* What this task involves *
Your task is to output the listing word for word, with pictures excluded.

* Records *

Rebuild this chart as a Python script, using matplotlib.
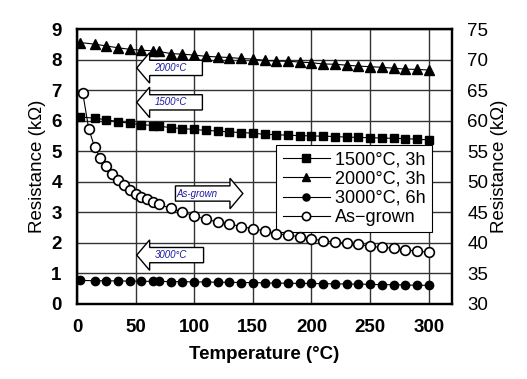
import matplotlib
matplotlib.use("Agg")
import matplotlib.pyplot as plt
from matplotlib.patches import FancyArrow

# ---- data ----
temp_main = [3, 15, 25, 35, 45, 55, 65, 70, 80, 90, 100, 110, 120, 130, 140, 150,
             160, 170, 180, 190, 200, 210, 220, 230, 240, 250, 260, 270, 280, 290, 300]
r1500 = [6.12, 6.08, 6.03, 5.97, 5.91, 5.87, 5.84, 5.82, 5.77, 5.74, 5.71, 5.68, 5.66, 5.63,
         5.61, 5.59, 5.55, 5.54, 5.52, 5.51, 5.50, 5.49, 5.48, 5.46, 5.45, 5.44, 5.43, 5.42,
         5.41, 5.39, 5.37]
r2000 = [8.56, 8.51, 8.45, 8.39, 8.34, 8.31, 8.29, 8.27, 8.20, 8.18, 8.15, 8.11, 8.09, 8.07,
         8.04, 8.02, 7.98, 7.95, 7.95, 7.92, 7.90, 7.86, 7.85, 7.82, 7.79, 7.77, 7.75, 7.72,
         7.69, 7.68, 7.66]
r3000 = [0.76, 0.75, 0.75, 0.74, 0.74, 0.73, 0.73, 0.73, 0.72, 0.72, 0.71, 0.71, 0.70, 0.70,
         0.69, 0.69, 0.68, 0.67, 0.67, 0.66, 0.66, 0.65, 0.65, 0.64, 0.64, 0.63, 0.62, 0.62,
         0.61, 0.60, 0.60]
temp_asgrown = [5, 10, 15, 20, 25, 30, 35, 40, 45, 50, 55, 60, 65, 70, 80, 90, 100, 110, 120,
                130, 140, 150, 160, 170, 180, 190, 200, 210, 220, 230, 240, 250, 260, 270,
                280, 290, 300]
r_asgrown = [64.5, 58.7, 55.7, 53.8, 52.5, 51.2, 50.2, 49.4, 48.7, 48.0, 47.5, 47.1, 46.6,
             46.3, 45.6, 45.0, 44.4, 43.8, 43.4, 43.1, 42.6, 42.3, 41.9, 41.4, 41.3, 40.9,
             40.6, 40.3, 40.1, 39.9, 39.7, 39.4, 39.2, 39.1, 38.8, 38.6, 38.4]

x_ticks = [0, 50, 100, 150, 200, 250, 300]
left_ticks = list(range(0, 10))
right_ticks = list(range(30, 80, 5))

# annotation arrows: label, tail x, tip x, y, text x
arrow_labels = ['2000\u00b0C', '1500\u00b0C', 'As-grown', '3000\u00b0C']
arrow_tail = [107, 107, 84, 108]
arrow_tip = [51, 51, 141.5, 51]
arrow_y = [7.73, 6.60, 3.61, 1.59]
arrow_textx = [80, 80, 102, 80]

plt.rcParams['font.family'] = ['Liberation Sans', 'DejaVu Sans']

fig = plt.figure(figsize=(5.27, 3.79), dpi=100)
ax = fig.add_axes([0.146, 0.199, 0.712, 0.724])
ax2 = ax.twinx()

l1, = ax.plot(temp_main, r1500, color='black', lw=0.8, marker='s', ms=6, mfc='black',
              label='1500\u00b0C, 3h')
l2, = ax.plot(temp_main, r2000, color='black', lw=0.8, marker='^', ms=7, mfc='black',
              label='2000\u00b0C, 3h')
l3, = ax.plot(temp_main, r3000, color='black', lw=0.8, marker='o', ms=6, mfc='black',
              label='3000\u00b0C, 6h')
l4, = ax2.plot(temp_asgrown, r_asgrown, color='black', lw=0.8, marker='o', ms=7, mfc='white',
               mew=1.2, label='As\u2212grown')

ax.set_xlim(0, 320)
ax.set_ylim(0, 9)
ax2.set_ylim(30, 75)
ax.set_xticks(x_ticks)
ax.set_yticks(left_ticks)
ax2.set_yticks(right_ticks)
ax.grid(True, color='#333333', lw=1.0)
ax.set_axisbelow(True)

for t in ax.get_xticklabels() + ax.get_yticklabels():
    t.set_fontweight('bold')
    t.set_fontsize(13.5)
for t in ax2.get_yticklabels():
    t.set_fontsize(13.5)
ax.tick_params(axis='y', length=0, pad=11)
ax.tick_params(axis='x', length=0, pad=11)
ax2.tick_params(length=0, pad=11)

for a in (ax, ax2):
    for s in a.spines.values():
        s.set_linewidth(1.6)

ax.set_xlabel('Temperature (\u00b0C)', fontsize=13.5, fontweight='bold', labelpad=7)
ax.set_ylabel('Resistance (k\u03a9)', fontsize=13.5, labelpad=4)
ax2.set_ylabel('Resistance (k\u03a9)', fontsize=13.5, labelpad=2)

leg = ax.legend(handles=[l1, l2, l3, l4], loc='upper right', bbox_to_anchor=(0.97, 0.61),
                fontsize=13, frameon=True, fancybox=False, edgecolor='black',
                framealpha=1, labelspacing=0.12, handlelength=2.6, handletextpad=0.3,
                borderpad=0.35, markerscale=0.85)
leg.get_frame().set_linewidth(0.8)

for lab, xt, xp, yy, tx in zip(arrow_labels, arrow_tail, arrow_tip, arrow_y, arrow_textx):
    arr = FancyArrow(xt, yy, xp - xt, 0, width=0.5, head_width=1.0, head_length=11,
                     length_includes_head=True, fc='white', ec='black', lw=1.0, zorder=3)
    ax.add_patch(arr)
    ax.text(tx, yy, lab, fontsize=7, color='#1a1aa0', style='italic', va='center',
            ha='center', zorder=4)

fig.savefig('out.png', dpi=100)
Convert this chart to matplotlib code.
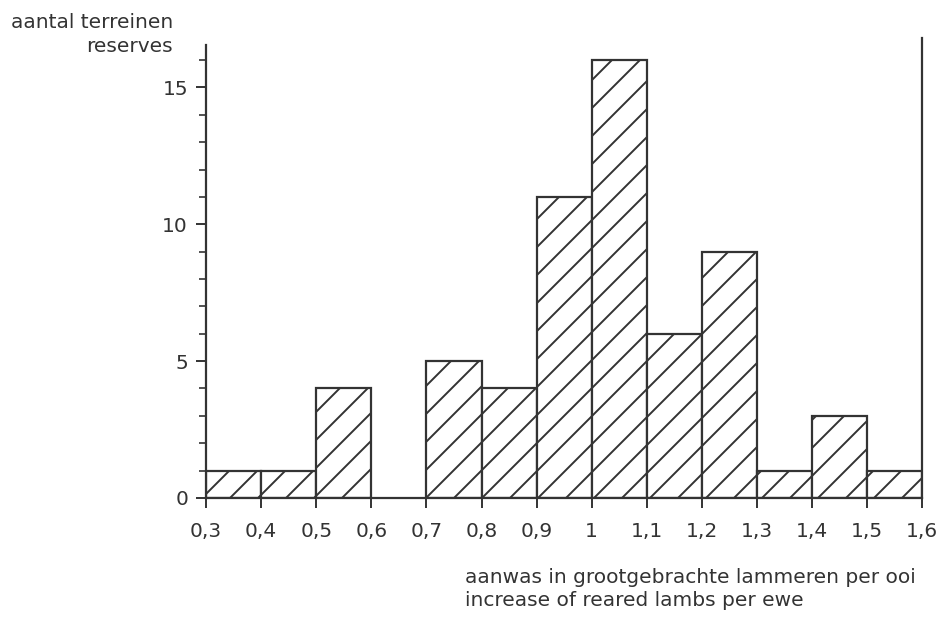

* Output *
Rebuild this chart as a Python script, using matplotlib.
import matplotlib
matplotlib.use("Agg")
import matplotlib.pyplot as plt
from matplotlib.patches import FancyArrow

# ---- data ----
temp_main = [3, 15, 25, 35, 45, 55, 65, 70, 80, 90, 100, 110, 120, 130, 140, 150,
             160, 170, 180, 190, 200, 210, 220, 230, 240, 250, 260, 270, 280, 290, 300]
r1500 = [6.12, 6.08, 6.03, 5.97, 5.91, 5.87, 5.84, 5.82, 5.77, 5.74, 5.71, 5.68, 5.66, 5.63,
         5.61, 5.59, 5.55, 5.54, 5.52, 5.51, 5.50, 5.49, 5.48, 5.46, 5.45, 5.44, 5.43, 5.42,
         5.41, 5.39, 5.37]
r2000 = [8.56, 8.51, 8.45, 8.39, 8.34, 8.31, 8.29, 8.27, 8.20, 8.18, 8.15, 8.11, 8.09, 8.07,
         8.04, 8.02, 7.98, 7.95, 7.95, 7.92, 7.90, 7.86, 7.85, 7.82, 7.79, 7.77, 7.75, 7.72,
         7.69, 7.68, 7.66]
r3000 = [0.76, 0.75, 0.75, 0.74, 0.74, 0.73, 0.73, 0.73, 0.72, 0.72, 0.71, 0.71, 0.70, 0.70,
         0.69, 0.69, 0.68, 0.67, 0.67, 0.66, 0.66, 0.65, 0.65, 0.64, 0.64, 0.63, 0.62, 0.62,
         0.61, 0.60, 0.60]
temp_asgrown = [5, 10, 15, 20, 25, 30, 35, 40, 45, 50, 55, 60, 65, 70, 80, 90, 100, 110, 120,
                130, 140, 150, 160, 170, 180, 190, 200, 210, 220, 230, 240, 250, 260, 270,
                280, 290, 300]
r_asgrown = [64.5, 58.7, 55.7, 53.8, 52.5, 51.2, 50.2, 49.4, 48.7, 48.0, 47.5, 47.1, 46.6,
             46.3, 45.6, 45.0, 44.4, 43.8, 43.4, 43.1, 42.6, 42.3, 41.9, 41.4, 41.3, 40.9,
             40.6, 40.3, 40.1, 39.9, 39.7, 39.4, 39.2, 39.1, 38.8, 38.6, 38.4]

x_ticks = [0, 50, 100, 150, 200, 250, 300]
left_ticks = list(range(0, 10))
right_ticks = list(range(30, 80, 5))

# annotation arrows: label, tail x, tip x, y, text x
arrow_labels = ['2000\u00b0C', '1500\u00b0C', 'As-grown', '3000\u00b0C']
arrow_tail = [107, 107, 84, 108]
arrow_tip = [51, 51, 141.5, 51]
arrow_y = [7.73, 6.60, 3.61, 1.59]
arrow_textx = [80, 80, 102, 80]

plt.rcParams['font.family'] = ['Liberation Sans', 'DejaVu Sans']

fig = plt.figure(figsize=(5.27, 3.79), dpi=100)
ax = fig.add_axes([0.146, 0.199, 0.712, 0.724])
ax2 = ax.twinx()

l1, = ax.plot(temp_main, r1500, color='black', lw=0.8, marker='s', ms=6, mfc='black',
              label='1500\u00b0C, 3h')
l2, = ax.plot(temp_main, r2000, color='black', lw=0.8, marker='^', ms=7, mfc='black',
              label='2000\u00b0C, 3h')
l3, = ax.plot(temp_main, r3000, color='black', lw=0.8, marker='o', ms=6, mfc='black',
              label='3000\u00b0C, 6h')
l4, = ax2.plot(temp_asgrown, r_asgrown, color='black', lw=0.8, marker='o', ms=7, mfc='white',
               mew=1.2, label='As\u2212grown')

ax.set_xlim(0, 320)
ax.set_ylim(0, 9)
ax2.set_ylim(30, 75)
ax.set_xticks(x_ticks)
ax.set_yticks(left_ticks)
ax2.set_yticks(right_ticks)
ax.grid(True, color='#333333', lw=1.0)
ax.set_axisbelow(True)

for t in ax.get_xticklabels() + ax.get_yticklabels():
    t.set_fontweight('bold')
    t.set_fontsize(13.5)
for t in ax2.get_yticklabels():
    t.set_fontsize(13.5)
ax.tick_params(axis='y', length=0, pad=11)
ax.tick_params(axis='x', length=0, pad=11)
ax2.tick_params(length=0, pad=11)

for a in (ax, ax2):
    for s in a.spines.values():
        s.set_linewidth(1.6)

ax.set_xlabel('Temperature (\u00b0C)', fontsize=13.5, fontweight='bold', labelpad=7)
ax.set_ylabel('Resistance (k\u03a9)', fontsize=13.5, labelpad=4)
ax2.set_ylabel('Resistance (k\u03a9)', fontsize=13.5, labelpad=2)

leg = ax.legend(handles=[l1, l2, l3, l4], loc='upper right', bbox_to_anchor=(0.97, 0.61),
                fontsize=13, frameon=True, fancybox=False, edgecolor='black',
                framealpha=1, labelspacing=0.12, handlelength=2.6, handletextpad=0.3,
                borderpad=0.35, markerscale=0.85)
leg.get_frame().set_linewidth(0.8)

for lab, xt, xp, yy, tx in zip(arrow_labels, arrow_tail, arrow_tip, arrow_y, arrow_textx):
    arr = FancyArrow(xt, yy, xp - xt, 0, width=0.5, head_width=1.0, head_length=11,
                     length_includes_head=True, fc='white', ec='black', lw=1.0, zorder=3)
    ax.add_patch(arr)
    ax.text(tx, yy, lab, fontsize=7, color='#1a1aa0', style='italic', va='center',
            ha='center', zorder=4)

fig.savefig('out.png', dpi=100)
Convert this chart to matplotlib code.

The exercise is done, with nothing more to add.